--- Start MATERIAL ---

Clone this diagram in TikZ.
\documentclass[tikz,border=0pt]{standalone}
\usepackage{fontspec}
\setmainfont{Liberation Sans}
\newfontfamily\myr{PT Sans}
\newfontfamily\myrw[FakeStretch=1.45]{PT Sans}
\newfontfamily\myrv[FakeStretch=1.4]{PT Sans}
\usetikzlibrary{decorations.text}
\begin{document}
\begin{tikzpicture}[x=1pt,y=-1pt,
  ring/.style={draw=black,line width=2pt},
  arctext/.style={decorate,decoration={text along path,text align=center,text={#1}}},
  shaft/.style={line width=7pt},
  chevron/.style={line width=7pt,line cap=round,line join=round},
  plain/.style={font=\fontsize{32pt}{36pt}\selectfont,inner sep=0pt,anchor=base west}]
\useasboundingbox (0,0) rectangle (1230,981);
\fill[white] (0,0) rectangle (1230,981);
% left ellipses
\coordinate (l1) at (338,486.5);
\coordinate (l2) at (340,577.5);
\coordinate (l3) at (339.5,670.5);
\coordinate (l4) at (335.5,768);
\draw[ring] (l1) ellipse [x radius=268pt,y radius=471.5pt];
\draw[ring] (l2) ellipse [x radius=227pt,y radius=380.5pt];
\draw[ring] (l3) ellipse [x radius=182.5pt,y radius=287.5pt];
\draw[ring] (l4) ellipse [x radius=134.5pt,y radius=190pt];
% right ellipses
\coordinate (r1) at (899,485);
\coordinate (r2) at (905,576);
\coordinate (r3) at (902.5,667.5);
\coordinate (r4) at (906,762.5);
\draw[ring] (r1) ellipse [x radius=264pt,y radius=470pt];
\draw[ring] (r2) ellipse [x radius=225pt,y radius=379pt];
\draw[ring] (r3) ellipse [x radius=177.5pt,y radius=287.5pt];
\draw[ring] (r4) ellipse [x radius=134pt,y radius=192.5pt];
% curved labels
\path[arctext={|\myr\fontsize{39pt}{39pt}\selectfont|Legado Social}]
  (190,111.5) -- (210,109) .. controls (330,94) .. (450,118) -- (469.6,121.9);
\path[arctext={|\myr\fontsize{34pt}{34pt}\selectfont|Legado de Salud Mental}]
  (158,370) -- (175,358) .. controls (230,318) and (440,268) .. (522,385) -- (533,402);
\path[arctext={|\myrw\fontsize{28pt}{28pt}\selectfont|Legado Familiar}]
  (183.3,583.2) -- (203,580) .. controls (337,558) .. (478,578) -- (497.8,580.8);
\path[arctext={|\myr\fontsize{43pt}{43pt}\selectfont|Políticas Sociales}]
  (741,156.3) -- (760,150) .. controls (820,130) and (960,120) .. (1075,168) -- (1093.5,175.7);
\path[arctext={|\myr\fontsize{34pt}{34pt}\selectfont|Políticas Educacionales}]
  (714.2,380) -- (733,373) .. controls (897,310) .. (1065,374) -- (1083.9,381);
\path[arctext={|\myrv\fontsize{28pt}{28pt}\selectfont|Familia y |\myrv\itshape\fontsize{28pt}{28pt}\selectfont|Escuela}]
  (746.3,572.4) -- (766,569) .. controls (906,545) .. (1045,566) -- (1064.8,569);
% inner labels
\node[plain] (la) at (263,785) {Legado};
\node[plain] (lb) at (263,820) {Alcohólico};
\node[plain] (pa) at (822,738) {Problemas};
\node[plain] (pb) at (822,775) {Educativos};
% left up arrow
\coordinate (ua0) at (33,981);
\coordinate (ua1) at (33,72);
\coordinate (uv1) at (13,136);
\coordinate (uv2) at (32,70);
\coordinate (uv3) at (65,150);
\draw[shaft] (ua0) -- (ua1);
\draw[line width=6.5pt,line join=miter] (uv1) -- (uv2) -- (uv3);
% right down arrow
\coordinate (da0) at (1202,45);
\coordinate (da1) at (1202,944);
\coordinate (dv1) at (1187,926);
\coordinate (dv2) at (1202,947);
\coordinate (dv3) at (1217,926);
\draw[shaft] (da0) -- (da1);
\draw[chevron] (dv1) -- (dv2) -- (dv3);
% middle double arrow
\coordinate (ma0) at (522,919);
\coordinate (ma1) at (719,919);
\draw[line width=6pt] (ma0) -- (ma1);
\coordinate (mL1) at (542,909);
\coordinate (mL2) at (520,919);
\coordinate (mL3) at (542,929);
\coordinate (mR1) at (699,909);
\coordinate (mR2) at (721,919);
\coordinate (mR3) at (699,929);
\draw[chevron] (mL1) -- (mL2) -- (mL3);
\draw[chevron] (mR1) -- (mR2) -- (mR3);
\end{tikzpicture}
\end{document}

--- End MATERIAL ---

Repeat the material word for word, in full.

Clone this diagram in TikZ.
\documentclass[tikz,border=0pt]{standalone}
\usepackage{fontspec}
\setmainfont{Liberation Sans}
\newfontfamily\myr{PT Sans}
\newfontfamily\myrw[FakeStretch=1.45]{PT Sans}
\newfontfamily\myrv[FakeStretch=1.4]{PT Sans}
\usetikzlibrary{decorations.text}
\begin{document}
\begin{tikzpicture}[x=1pt,y=-1pt,
  ring/.style={draw=black,line width=2pt},
  arctext/.style={decorate,decoration={text along path,text align=center,text={#1}}},
  shaft/.style={line width=7pt},
  chevron/.style={line width=7pt,line cap=round,line join=round},
  plain/.style={font=\fontsize{32pt}{36pt}\selectfont,inner sep=0pt,anchor=base west}]
\useasboundingbox (0,0) rectangle (1230,981);
\fill[white] (0,0) rectangle (1230,981);
% left ellipses
\coordinate (l1) at (338,486.5);
\coordinate (l2) at (340,577.5);
\coordinate (l3) at (339.5,670.5);
\coordinate (l4) at (335.5,768);
\draw[ring] (l1) ellipse [x radius=268pt,y radius=471.5pt];
\draw[ring] (l2) ellipse [x radius=227pt,y radius=380.5pt];
\draw[ring] (l3) ellipse [x radius=182.5pt,y radius=287.5pt];
\draw[ring] (l4) ellipse [x radius=134.5pt,y radius=190pt];
% right ellipses
\coordinate (r1) at (899,485);
\coordinate (r2) at (905,576);
\coordinate (r3) at (902.5,667.5);
\coordinate (r4) at (906,762.5);
\draw[ring] (r1) ellipse [x radius=264pt,y radius=470pt];
\draw[ring] (r2) ellipse [x radius=225pt,y radius=379pt];
\draw[ring] (r3) ellipse [x radius=177.5pt,y radius=287.5pt];
\draw[ring] (r4) ellipse [x radius=134pt,y radius=192.5pt];
% curved labels
\path[arctext={|\myr\fontsize{39pt}{39pt}\selectfont|Legado Social}]
  (190,111.5) -- (210,109) .. controls (330,94) .. (450,118) -- (469.6,121.9);
\path[arctext={|\myr\fontsize{34pt}{34pt}\selectfont|Legado de Salud Mental}]
  (158,370) -- (175,358) .. controls (230,318) and (440,268) .. (522,385) -- (533,402);
\path[arctext={|\myrw\fontsize{28pt}{28pt}\selectfont|Legado Familiar}]
  (183.3,583.2) -- (203,580) .. controls (337,558) .. (478,578) -- (497.8,580.8);
\path[arctext={|\myr\fontsize{43pt}{43pt}\selectfont|Políticas Sociales}]
  (741,156.3) -- (760,150) .. controls (820,130) and (960,120) .. (1075,168) -- (1093.5,175.7);
\path[arctext={|\myr\fontsize{34pt}{34pt}\selectfont|Políticas Educacionales}]
  (714.2,380) -- (733,373) .. controls (897,310) .. (1065,374) -- (1083.9,381);
\path[arctext={|\myrv\fontsize{28pt}{28pt}\selectfont|Familia y |\myrv\itshape\fontsize{28pt}{28pt}\selectfont|Escuela}]
  (746.3,572.4) -- (766,569) .. controls (906,545) .. (1045,566) -- (1064.8,569);
% inner labels
\node[plain] (la) at (263,785) {Legado};
\node[plain] (lb) at (263,820) {Alcohólico};
\node[plain] (pa) at (822,738) {Problemas};
\node[plain] (pb) at (822,775) {Educativos};
% left up arrow
\coordinate (ua0) at (33,981);
\coordinate (ua1) at (33,72);
\coordinate (uv1) at (13,136);
\coordinate (uv2) at (32,70);
\coordinate (uv3) at (65,150);
\draw[shaft] (ua0) -- (ua1);
\draw[line width=6.5pt,line join=miter] (uv1) -- (uv2) -- (uv3);
% right down arrow
\coordinate (da0) at (1202,45);
\coordinate (da1) at (1202,944);
\coordinate (dv1) at (1187,926);
\coordinate (dv2) at (1202,947);
\coordinate (dv3) at (1217,926);
\draw[shaft] (da0) -- (da1);
\draw[chevron] (dv1) -- (dv2) -- (dv3);
% middle double arrow
\coordinate (ma0) at (522,919);
\coordinate (ma1) at (719,919);
\draw[line width=6pt] (ma0) -- (ma1);
\coordinate (mL1) at (542,909);
\coordinate (mL2) at (520,919);
\coordinate (mL3) at (542,929);
\coordinate (mR1) at (699,909);
\coordinate (mR2) at (721,919);
\coordinate (mR3) at (699,929);
\draw[chevron] (mL1) -- (mL2) -- (mL3);
\draw[chevron] (mR1) -- (mR2) -- (mR3);
\end{tikzpicture}
\end{document}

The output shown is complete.